Committee member Delroy Chuck, who read the proposed amendment, had earlier argued that it is unfair for people to respond to any questions from the IC about their statutory declarations and remain in limbo for a long time while they are not certified.
“I think once they have enquired of the declarant, which they do, and there are no further enquiries of the declarant, there is no reason why they should not certify it,” argued Chuck, who is the justice minister.
He admitted that the IC could need to make checks to satisfy itself that the information on the declaration is accurate, but argued that once these checks are complete the person should be given the all clear.
“At a certain point [after they have made their checks] and they have enquired of the declarant, then they certify it. If the last inquiry of the declarant is six months, then they must certify that the declaration is in conformity with the Act,” added Chuck.
Opposition Senator Donna Scott Mottley agreed with the need for a timeline for the IC to indicate that a declaration has been certified.
“It is really absurd that for years you don’t know and then suddenly all these enquiries are made when you are compromised in your position as to how to respond to them,” said Scott Mottley.
In joining the expressions of concerns, committee member Julian Robinson argued that the problem is the lack of communication between the IC and the declarant who is left in the dark on whether the statutory declaration had been certified.

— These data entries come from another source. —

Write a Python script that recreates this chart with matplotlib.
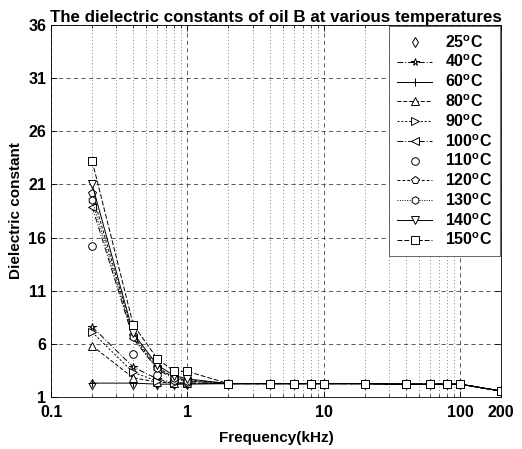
import numpy as np
import matplotlib
matplotlib.use("Agg")
from matplotlib import pyplot as plt
from matplotlib.ticker import FixedLocator, NullFormatter

plt.rcParams['font.family'] = ['Liberation Sans', 'DejaVu Sans']
plt.rcParams['font.weight'] = 'bold'
plt.rcParams['mathtext.fontset'] = 'custom'
plt.rcParams['mathtext.rm'] = 'Liberation Sans:bold'

# data
freqs = [0.2, 0.4, 0.6, 0.8, 1, 2, 4, 6, 8, 10, 20, 40, 60, 80, 100, 200]
temps = [25, 40, 60, 80, 90, 100, 110, 120, 130, 140, 150]
tail = [2.25, 2.25, 2.25, 2.25, 2.25, 2.25, 2.2, 2.2, 2.2, 2.2, 1.55]

eps_25 = [2.2, 2.2, 2.2, 2.2, 2.2] + tail
eps_40 = [7.6, 3.8, 2.7, 2.3, 2.3] + tail
eps_60 = [2.3, 2.3, 2.2, 2.2, 2.2] + tail
eps_80 = [5.8, 2.8, 2.4, 2.3, 2.3] + tail
eps_90 = [7.1, 3.3, 2.5, 2.3, 2.3] + tail
eps_100 = [18.9, 6.5, 3.6, 2.7, 2.5] + tail
eps_110 = [15.2, 5.0, 3.1, 2.6, 2.4] + tail
eps_120 = [20.2, 6.8, 3.8, 2.8, 2.6] + tail
eps_130 = [19.5, 6.6, 3.7, 2.8, 2.5] + tail
eps_140 = [21.0, 7.0, 4.0, 3.0, 2.7] + tail
eps_150 = [23.2, 7.8, 4.6, 3.4, 3.4] + tail

series = [eps_25, eps_40, eps_60, eps_80, eps_90, eps_100,
          eps_110, eps_120, eps_130, eps_140, eps_150]
markers = ['d', '*', '+', '^', '>', '<', 'o', 'p', 'h', 'v', 's']
styles = ['none', (0, (6, 2, 1, 2)), '-', (0, (4, 2)), (0, (2, 2)),
          (0, (6, 2, 1, 2)), 'none', (0, (3, 2)), (0, (1, 1.5)), '-', (0, (5, 2))]

fig = plt.figure(figsize=(5.22, 4.49), dpi=100)
ax = fig.add_axes([0.098, 0.116, 0.862, 0.828])

for t, y, m, ls in zip(temps, series, markers, styles):
    ax.plot(freqs, y, color='black', linestyle=ls, linewidth=0.7,
            marker=m, markersize=5.5, markerfacecolor='white',
            markeredgecolor='black', markeredgewidth=0.7,
            label=f'{t}$^{{\\mathrm{{o}}}}$C')

ax.set_xscale('log')
ax.set_xlim(0.1, 200)
ax.set_ylim(1, 36)
ax.set_xticks([0.1, 1, 10, 100, 200])
ax.set_xticklabels(['0.1', '1', '10', '100', '200'])
ax.xaxis.set_minor_locator(FixedLocator(
    [k * 10.0 ** e for e in (-1, 0, 1) for k in range(2, 10)]))
ax.xaxis.set_minor_formatter(NullFormatter())
ax.set_yticks(np.arange(1, 37, 5))

ax.tick_params(axis='both', which='major', labelsize=11.5, direction='in',
               length=4, width=0.6)
ax.tick_params(axis='x', which='major', pad=6)
ax.tick_params(axis='x', which='minor', direction='in', length=2, width=0.5)
ax.tick_params(top=True, right=True, which='both')
for lab in ax.get_xticklabels() + ax.get_yticklabels():
    lab.set_fontweight('bold')

ax.grid(True, which='major', linestyle=(0, (5, 4)), linewidth=0.6, color='0.25')
ax.grid(True, which='minor', axis='x', linestyle=(0, (1, 3)), linewidth=0.6, color='0.35')
for s in ax.spines.values():
    s.set_linewidth(0.6)

ax.set_title('The dielectric constants of oil B at various temperatures',
             fontsize=12.2, fontweight='bold', pad=2)
ax.set_xlabel('Frequency(kHz)', fontsize=11, fontweight='bold', labelpad=8)
ax.set_ylabel('Dielectric constant', fontsize=11, fontweight='bold', labelpad=4)

leg = ax.legend(loc='upper right', fontsize=11.5, frameon=True, fancybox=False,
                edgecolor='0.3', handlelength=2.2, borderaxespad=0.05,
                labelspacing=0.2, borderpad=0.5, framealpha=1)
leg.get_frame().set_linewidth(0.6)

fig.savefig('out.png', dpi=100)
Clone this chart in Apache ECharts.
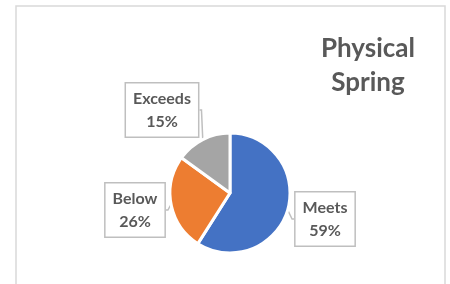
<!DOCTYPE html>
<html>
<head>
<meta charset="utf-8">
<script src="https://cdn.jsdelivr.net/npm/echarts@6/dist/echarts.min.js"></script>
<style>
  html, body { margin: 0; padding: 0; background: #fff; }
  #main { width: 450px; height: 284px; }
</style>
</head>
<body>
<div id="main"></div>
<script>
// data
var categories = ['Meets', 'Below', 'Exceeds'];
var values = [59, 26, 15];
var colors = ['#4472C4', '#ED7D31', '#A5A5A5'];

// where each callout box sits (centre of box)
var labelSpots = [[325, 219], [135, 210], [162, 110]];

var chart = echarts.init(document.getElementById('main'), null, { renderer: 'canvas' });

chart.setOption({
  backgroundColor: '#fff',
  animation: false,
  title: {
    text: 'Physical\nSpring',
    left: 363,
    top: 27,
    textAlign: 'center',
    textStyle: {
      color: '#595959',
      fontFamily: 'Lato',
      fontWeight: 'bold',
      fontSize: 26,
      lineHeight: 34
    }
  },
  graphic: [{
    type: 'rect',
    shape: { x: 16, y: 6, width: 429, height: 300 },
    style: { fill: 'none', stroke: '#d9d9d9', lineWidth: 1.5 },
    silent: true
  }],
  series: [{
    type: 'pie',
    center: [230, 193],
    radius: 60,
    startAngle: 90,
    clockwise: true,
    data: categories.map(function (c, i) {
      return { name: c, value: values[i], itemStyle: { color: colors[i] } };
    }),
    itemStyle: { borderColor: '#fff', borderWidth: 3 },
    label: {
      show: true,
      formatter: '{b}\n{d}%',
      color: '#595959',
      fontFamily: 'Lato',
      fontWeight: 'bold',
      fontSize: 16,
      lineHeight: 23,
      align: 'center',
      backgroundColor: '#fff',
      borderColor: '#bfbfbf',
      borderWidth: 1.5,
      padding: [4, 7, 3, 7]
    },
    labelLine: {
      show: true,
      length: 4,
      length2: 2,
      lineStyle: { color: '#bfbfbf', width: 1.5 }
    },
    labelLayout: function (p) {
      var s = labelSpots[p.dataIndex];
      return { x: s[0], y: s[1], align: 'center', verticalAlign: 'middle' };
    }
  }]
});
</script>
</body>
</html>
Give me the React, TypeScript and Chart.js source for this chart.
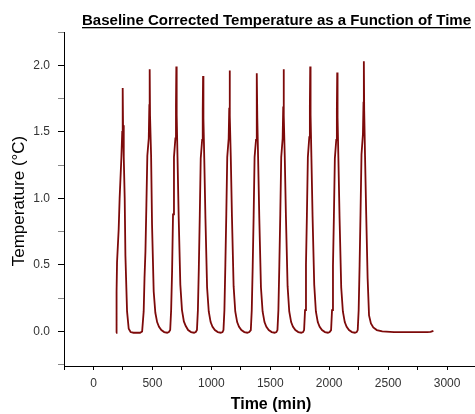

“The mischief we are trying to solve is the lack of communication and there should be communication one way or the other. If you cannot certify, then you need to indicate ‘We cannot certify and we are continuing our checks’ or whatever. That is what we are trying to solve,” Robinson said.
The IC is yet to indicate the reasons for the non-gazetting of the prime minister’s statutory declarations for the past two years and in his only comment Holness has said he is also not aware of what has caused the delay.
The committee is to revisit the issue of a timeline for the IC to rule on statutory declarations during one of its next meetings.